*** SOURCE MATERIAL ***
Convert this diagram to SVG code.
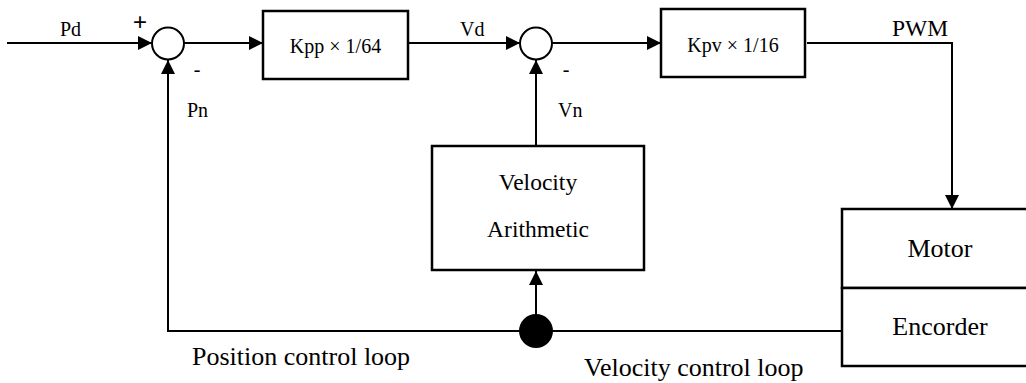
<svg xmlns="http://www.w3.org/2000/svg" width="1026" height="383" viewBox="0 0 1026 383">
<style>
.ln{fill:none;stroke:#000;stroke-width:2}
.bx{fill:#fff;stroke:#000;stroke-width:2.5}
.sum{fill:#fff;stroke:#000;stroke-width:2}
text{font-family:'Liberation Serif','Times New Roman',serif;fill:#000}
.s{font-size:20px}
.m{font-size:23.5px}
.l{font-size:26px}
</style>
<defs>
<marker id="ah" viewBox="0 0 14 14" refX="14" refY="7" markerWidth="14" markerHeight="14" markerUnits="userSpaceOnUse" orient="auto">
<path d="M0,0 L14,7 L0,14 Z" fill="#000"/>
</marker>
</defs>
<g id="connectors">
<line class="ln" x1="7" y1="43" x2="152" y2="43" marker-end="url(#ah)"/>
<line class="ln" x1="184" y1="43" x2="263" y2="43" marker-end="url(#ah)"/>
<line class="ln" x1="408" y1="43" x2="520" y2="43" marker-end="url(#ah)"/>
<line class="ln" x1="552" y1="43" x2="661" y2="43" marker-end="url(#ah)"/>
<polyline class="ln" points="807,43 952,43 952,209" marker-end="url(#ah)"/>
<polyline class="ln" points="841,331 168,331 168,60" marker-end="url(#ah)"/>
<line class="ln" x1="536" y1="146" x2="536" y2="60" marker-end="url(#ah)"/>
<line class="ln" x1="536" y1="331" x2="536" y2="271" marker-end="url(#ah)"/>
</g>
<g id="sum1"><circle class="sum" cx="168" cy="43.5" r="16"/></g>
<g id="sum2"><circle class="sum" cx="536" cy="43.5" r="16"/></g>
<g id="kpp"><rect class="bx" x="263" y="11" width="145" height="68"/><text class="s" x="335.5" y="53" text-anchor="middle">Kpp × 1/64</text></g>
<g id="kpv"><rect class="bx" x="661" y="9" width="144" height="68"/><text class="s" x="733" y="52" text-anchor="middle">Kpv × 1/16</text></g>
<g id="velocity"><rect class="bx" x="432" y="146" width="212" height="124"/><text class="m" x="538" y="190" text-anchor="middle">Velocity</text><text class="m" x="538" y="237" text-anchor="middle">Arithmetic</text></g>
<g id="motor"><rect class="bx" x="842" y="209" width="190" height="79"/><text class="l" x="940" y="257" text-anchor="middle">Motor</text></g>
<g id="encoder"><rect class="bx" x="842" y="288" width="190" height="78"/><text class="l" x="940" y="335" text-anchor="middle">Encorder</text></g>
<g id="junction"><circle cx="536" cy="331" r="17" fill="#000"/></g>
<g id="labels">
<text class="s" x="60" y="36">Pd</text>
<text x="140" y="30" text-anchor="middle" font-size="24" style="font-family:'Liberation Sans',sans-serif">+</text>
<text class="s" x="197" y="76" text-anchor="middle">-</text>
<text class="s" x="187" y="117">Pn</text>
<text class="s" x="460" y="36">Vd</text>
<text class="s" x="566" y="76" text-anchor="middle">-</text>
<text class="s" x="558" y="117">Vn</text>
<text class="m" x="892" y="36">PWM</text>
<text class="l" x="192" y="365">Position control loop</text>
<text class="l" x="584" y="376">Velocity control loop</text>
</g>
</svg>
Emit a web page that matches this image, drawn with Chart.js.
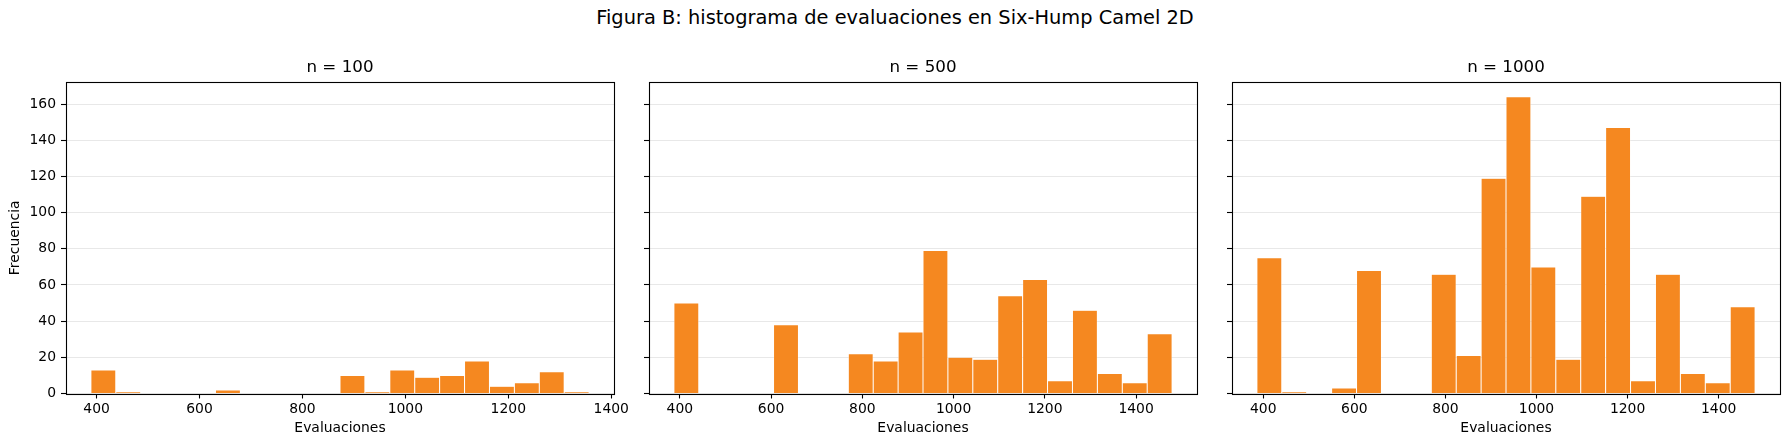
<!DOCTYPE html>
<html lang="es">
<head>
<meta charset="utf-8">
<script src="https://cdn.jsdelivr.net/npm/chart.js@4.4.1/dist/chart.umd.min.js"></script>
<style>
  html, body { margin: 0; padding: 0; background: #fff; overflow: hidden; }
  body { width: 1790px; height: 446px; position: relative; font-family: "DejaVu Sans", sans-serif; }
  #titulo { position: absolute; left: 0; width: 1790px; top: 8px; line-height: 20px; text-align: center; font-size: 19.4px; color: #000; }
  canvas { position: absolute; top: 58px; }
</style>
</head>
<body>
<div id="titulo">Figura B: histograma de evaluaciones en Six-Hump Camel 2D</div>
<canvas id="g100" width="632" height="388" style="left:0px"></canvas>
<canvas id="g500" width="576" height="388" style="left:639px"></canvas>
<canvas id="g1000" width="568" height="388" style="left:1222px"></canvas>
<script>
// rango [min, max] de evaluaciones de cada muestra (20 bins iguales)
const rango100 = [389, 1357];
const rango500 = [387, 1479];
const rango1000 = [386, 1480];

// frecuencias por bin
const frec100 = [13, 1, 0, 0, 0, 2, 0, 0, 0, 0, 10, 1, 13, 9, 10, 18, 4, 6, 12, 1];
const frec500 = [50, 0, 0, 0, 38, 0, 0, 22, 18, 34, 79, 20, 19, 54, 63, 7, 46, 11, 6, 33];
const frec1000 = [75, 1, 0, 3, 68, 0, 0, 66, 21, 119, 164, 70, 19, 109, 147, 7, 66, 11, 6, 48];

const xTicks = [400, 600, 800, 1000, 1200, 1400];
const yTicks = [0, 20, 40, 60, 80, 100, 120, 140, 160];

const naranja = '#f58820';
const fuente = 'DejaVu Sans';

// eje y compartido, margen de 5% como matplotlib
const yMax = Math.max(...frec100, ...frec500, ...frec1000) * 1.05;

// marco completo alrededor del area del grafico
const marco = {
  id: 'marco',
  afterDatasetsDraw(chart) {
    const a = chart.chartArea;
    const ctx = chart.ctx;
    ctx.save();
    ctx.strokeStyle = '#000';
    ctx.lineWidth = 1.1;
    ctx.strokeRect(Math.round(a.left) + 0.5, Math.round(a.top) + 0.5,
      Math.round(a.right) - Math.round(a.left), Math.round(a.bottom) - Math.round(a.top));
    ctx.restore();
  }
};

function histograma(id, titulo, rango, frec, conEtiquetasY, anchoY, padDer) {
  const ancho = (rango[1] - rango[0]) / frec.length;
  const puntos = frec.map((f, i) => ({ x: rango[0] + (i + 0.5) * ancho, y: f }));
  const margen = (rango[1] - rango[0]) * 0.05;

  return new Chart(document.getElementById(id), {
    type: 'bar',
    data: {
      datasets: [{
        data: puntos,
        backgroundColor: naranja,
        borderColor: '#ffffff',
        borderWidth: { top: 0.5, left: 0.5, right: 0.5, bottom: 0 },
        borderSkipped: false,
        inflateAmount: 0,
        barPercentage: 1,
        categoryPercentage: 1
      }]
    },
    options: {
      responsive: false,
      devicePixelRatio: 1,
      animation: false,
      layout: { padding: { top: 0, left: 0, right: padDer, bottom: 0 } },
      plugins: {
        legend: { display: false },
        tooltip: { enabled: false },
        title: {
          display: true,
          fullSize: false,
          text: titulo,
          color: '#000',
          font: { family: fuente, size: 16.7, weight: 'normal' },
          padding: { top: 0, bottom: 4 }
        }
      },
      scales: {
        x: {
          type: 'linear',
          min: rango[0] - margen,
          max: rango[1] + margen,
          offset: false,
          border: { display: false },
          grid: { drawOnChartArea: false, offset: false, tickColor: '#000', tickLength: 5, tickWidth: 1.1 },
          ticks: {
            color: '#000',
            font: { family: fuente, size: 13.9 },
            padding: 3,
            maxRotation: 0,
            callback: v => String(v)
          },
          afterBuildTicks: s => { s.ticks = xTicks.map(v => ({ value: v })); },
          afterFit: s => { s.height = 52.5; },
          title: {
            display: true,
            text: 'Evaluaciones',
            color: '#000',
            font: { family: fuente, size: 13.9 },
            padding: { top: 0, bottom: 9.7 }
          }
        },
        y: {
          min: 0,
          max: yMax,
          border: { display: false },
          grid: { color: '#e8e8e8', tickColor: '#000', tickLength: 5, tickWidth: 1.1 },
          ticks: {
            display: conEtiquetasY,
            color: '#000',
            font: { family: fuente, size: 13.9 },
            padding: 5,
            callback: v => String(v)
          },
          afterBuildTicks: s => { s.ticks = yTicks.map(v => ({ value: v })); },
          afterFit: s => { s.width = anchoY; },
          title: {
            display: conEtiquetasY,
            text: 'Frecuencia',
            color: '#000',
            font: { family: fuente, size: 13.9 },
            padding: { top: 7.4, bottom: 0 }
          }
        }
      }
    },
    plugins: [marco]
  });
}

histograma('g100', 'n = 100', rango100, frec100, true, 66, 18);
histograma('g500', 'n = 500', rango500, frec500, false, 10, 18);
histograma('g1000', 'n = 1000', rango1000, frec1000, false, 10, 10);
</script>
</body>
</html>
***
### TASK PROMPT
Provide only the count of lines in the material above that hold the word "this".

### COMPLETE RESPONSE
2